Task instructions:
Transcribe the listing below word for word.

Recorded information:
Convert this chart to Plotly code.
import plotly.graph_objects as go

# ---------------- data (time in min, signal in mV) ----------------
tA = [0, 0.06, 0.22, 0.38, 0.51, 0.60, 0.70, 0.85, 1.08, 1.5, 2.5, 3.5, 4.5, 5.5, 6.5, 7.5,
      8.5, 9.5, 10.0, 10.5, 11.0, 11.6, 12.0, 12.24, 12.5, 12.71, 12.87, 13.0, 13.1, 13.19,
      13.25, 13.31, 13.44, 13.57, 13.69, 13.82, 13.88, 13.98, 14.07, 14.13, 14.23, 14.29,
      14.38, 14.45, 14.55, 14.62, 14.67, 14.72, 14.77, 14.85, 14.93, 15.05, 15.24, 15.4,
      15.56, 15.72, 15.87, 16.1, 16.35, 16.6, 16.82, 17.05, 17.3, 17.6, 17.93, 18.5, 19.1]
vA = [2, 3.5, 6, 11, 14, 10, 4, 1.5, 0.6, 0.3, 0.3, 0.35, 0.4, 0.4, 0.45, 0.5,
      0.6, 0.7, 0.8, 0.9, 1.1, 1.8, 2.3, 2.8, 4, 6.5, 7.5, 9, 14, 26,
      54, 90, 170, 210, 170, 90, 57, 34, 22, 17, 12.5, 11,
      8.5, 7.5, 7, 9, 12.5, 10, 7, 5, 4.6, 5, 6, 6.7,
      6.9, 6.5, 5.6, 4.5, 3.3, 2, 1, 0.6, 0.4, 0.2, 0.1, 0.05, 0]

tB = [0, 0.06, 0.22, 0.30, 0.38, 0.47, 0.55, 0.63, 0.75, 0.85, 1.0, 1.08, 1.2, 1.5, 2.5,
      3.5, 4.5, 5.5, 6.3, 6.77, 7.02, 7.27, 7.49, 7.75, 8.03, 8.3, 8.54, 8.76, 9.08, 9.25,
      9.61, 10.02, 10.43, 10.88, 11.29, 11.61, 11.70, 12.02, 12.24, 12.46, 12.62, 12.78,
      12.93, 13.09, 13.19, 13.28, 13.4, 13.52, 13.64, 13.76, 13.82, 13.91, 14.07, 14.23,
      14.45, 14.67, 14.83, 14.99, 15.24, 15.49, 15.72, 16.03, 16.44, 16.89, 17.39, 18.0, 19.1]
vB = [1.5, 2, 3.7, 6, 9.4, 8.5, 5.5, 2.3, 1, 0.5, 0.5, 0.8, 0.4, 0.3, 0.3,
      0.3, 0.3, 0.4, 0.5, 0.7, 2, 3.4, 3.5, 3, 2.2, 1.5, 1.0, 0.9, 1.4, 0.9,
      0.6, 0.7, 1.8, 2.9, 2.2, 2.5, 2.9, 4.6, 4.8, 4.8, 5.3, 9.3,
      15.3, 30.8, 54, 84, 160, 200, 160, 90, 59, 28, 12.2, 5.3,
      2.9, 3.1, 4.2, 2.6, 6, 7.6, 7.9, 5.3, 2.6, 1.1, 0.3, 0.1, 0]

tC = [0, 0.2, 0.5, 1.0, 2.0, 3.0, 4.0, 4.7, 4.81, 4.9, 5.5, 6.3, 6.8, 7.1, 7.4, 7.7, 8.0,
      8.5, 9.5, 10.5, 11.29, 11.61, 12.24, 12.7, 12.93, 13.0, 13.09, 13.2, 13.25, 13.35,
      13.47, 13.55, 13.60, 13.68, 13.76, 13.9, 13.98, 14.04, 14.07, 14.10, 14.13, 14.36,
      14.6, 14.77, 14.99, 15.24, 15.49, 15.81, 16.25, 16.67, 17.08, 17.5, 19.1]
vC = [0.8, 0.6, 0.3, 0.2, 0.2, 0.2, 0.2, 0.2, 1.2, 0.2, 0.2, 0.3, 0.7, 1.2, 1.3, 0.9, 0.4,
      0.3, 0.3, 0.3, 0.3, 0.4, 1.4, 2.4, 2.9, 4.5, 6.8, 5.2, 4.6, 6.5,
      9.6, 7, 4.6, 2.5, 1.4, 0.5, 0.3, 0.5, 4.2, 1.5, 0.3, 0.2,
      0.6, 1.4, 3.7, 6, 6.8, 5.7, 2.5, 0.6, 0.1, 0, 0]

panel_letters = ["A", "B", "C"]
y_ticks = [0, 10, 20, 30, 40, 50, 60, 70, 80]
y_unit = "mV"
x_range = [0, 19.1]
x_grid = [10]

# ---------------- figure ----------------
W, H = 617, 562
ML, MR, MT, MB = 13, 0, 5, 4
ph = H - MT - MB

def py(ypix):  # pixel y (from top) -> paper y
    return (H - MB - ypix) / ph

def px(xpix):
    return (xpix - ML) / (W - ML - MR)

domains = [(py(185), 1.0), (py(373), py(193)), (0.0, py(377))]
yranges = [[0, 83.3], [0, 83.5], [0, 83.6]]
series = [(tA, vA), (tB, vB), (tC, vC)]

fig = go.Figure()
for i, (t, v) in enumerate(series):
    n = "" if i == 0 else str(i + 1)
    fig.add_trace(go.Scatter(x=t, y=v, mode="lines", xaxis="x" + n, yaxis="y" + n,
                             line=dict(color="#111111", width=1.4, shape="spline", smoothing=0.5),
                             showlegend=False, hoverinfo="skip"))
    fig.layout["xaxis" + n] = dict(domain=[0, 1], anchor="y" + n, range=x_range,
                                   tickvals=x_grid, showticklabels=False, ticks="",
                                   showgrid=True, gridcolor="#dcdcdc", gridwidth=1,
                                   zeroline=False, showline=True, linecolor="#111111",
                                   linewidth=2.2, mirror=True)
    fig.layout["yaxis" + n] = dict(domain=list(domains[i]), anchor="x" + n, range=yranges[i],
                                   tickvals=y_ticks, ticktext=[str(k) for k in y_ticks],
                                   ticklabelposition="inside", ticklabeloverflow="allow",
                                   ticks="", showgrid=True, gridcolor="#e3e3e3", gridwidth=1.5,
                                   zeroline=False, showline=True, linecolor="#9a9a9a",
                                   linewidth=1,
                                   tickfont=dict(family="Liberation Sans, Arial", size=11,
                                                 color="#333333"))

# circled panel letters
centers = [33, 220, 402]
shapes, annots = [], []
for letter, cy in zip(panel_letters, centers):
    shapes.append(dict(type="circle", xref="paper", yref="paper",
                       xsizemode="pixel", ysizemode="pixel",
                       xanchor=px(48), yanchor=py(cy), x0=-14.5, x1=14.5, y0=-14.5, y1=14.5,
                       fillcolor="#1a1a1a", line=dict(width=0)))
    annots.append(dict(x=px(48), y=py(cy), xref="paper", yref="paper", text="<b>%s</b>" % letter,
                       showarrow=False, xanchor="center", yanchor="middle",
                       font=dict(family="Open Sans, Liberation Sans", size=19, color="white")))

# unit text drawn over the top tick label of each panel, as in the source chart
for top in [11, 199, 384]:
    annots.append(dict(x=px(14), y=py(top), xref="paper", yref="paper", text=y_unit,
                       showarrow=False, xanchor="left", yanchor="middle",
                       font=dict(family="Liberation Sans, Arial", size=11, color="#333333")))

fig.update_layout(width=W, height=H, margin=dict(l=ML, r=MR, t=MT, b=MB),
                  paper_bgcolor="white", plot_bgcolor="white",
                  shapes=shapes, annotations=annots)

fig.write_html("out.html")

Full output:
Convert this chart to Plotly code.
import plotly.graph_objects as go

# ---------------- data (time in min, signal in mV) ----------------
tA = [0, 0.06, 0.22, 0.38, 0.51, 0.60, 0.70, 0.85, 1.08, 1.5, 2.5, 3.5, 4.5, 5.5, 6.5, 7.5,
      8.5, 9.5, 10.0, 10.5, 11.0, 11.6, 12.0, 12.24, 12.5, 12.71, 12.87, 13.0, 13.1, 13.19,
      13.25, 13.31, 13.44, 13.57, 13.69, 13.82, 13.88, 13.98, 14.07, 14.13, 14.23, 14.29,
      14.38, 14.45, 14.55, 14.62, 14.67, 14.72, 14.77, 14.85, 14.93, 15.05, 15.24, 15.4,
      15.56, 15.72, 15.87, 16.1, 16.35, 16.6, 16.82, 17.05, 17.3, 17.6, 17.93, 18.5, 19.1]
vA = [2, 3.5, 6, 11, 14, 10, 4, 1.5, 0.6, 0.3, 0.3, 0.35, 0.4, 0.4, 0.45, 0.5,
      0.6, 0.7, 0.8, 0.9, 1.1, 1.8, 2.3, 2.8, 4, 6.5, 7.5, 9, 14, 26,
      54, 90, 170, 210, 170, 90, 57, 34, 22, 17, 12.5, 11,
      8.5, 7.5, 7, 9, 12.5, 10, 7, 5, 4.6, 5, 6, 6.7,
      6.9, 6.5, 5.6, 4.5, 3.3, 2, 1, 0.6, 0.4, 0.2, 0.1, 0.05, 0]

tB = [0, 0.06, 0.22, 0.30, 0.38, 0.47, 0.55, 0.63, 0.75, 0.85, 1.0, 1.08, 1.2, 1.5, 2.5,
      3.5, 4.5, 5.5, 6.3, 6.77, 7.02, 7.27, 7.49, 7.75, 8.03, 8.3, 8.54, 8.76, 9.08, 9.25,
      9.61, 10.02, 10.43, 10.88, 11.29, 11.61, 11.70, 12.02, 12.24, 12.46, 12.62, 12.78,
      12.93, 13.09, 13.19, 13.28, 13.4, 13.52, 13.64, 13.76, 13.82, 13.91, 14.07, 14.23,
      14.45, 14.67, 14.83, 14.99, 15.24, 15.49, 15.72, 16.03, 16.44, 16.89, 17.39, 18.0, 19.1]
vB = [1.5, 2, 3.7, 6, 9.4, 8.5, 5.5, 2.3, 1, 0.5, 0.5, 0.8, 0.4, 0.3, 0.3,
      0.3, 0.3, 0.4, 0.5, 0.7, 2, 3.4, 3.5, 3, 2.2, 1.5, 1.0, 0.9, 1.4, 0.9,
      0.6, 0.7, 1.8, 2.9, 2.2, 2.5, 2.9, 4.6, 4.8, 4.8, 5.3, 9.3,
      15.3, 30.8, 54, 84, 160, 200, 160, 90, 59, 28, 12.2, 5.3,
      2.9, 3.1, 4.2, 2.6, 6, 7.6, 7.9, 5.3, 2.6, 1.1, 0.3, 0.1, 0]

tC = [0, 0.2, 0.5, 1.0, 2.0, 3.0, 4.0, 4.7, 4.81, 4.9, 5.5, 6.3, 6.8, 7.1, 7.4, 7.7, 8.0,
      8.5, 9.5, 10.5, 11.29, 11.61, 12.24, 12.7, 12.93, 13.0, 13.09, 13.2, 13.25, 13.35,
      13.47, 13.55, 13.60, 13.68, 13.76, 13.9, 13.98, 14.04, 14.07, 14.10, 14.13, 14.36,
      14.6, 14.77, 14.99, 15.24, 15.49, 15.81, 16.25, 16.67, 17.08, 17.5, 19.1]
vC = [0.8, 0.6, 0.3, 0.2, 0.2, 0.2, 0.2, 0.2, 1.2, 0.2, 0.2, 0.3, 0.7, 1.2, 1.3, 0.9, 0.4,
      0.3, 0.3, 0.3, 0.3, 0.4, 1.4, 2.4, 2.9, 4.5, 6.8, 5.2, 4.6, 6.5,
      9.6, 7, 4.6, 2.5, 1.4, 0.5, 0.3, 0.5, 4.2, 1.5, 0.3, 0.2,
      0.6, 1.4, 3.7, 6, 6.8, 5.7, 2.5, 0.6, 0.1, 0, 0]

panel_letters = ["A", "B", "C"]
y_ticks = [0, 10, 20, 30, 40, 50, 60, 70, 80]
y_unit = "mV"
x_range = [0, 19.1]
x_grid = [10]

# ---------------- figure ----------------
W, H = 617, 562
ML, MR, MT, MB = 13, 0, 5, 4
ph = H - MT - MB

def py(ypix):  # pixel y (from top) -> paper y
    return (H - MB - ypix) / ph

def px(xpix):
    return (xpix - ML) / (W - ML - MR)

domains = [(py(185), 1.0), (py(373), py(193)), (0.0, py(377))]
yranges = [[0, 83.3], [0, 83.5], [0, 83.6]]
series = [(tA, vA), (tB, vB), (tC, vC)]

fig = go.Figure()
for i, (t, v) in enumerate(series):
    n = "" if i == 0 else str(i + 1)
    fig.add_trace(go.Scatter(x=t, y=v, mode="lines", xaxis="x" + n, yaxis="y" + n,
                             line=dict(color="#111111", width=1.4, shape="spline", smoothing=0.5),
                             showlegend=False, hoverinfo="skip"))
    fig.layout["xaxis" + n] = dict(domain=[0, 1], anchor="y" + n, range=x_range,
                                   tickvals=x_grid, showticklabels=False, ticks="",
                                   showgrid=True, gridcolor="#dcdcdc", gridwidth=1,
                                   zeroline=False, showline=True, linecolor="#111111",
                                   linewidth=2.2, mirror=True)
    fig.layout["yaxis" + n] = dict(domain=list(domains[i]), anchor="x" + n, range=yranges[i],
                                   tickvals=y_ticks, ticktext=[str(k) for k in y_ticks],
                                   ticklabelposition="inside", ticklabeloverflow="allow",
                                   ticks="", showgrid=True, gridcolor="#e3e3e3", gridwidth=1.5,
                                   zeroline=False, showline=True, linecolor="#9a9a9a",
                                   linewidth=1,
                                   tickfont=dict(family="Liberation Sans, Arial", size=11,
                                                 color="#333333"))

# circled panel letters
centers = [33, 220, 402]
shapes, annots = [], []
for letter, cy in zip(panel_letters, centers):
    shapes.append(dict(type="circle", xref="paper", yref="paper",
                       xsizemode="pixel", ysizemode="pixel",
                       xanchor=px(48), yanchor=py(cy), x0=-14.5, x1=14.5, y0=-14.5, y1=14.5,
                       fillcolor="#1a1a1a", line=dict(width=0)))
    annots.append(dict(x=px(48), y=py(cy), xref="paper", yref="paper", text="<b>%s</b>" % letter,
                       showarrow=False, xanchor="center", yanchor="middle",
                       font=dict(family="Open Sans, Liberation Sans", size=19, color="white")))

# unit text drawn over the top tick label of each panel, as in the source chart
for top in [11, 199, 384]:
    annots.append(dict(x=px(14), y=py(top), xref="paper", yref="paper", text=y_unit,
                       showarrow=False, xanchor="left", yanchor="middle",
                       font=dict(family="Liberation Sans, Arial", size=11, color="#333333")))

fig.update_layout(width=W, height=H, margin=dict(l=ML, r=MR, t=MT, b=MB),
                  paper_bgcolor="white", plot_bgcolor="white",
                  shapes=shapes, annotations=annots)

fig.write_html("out.html")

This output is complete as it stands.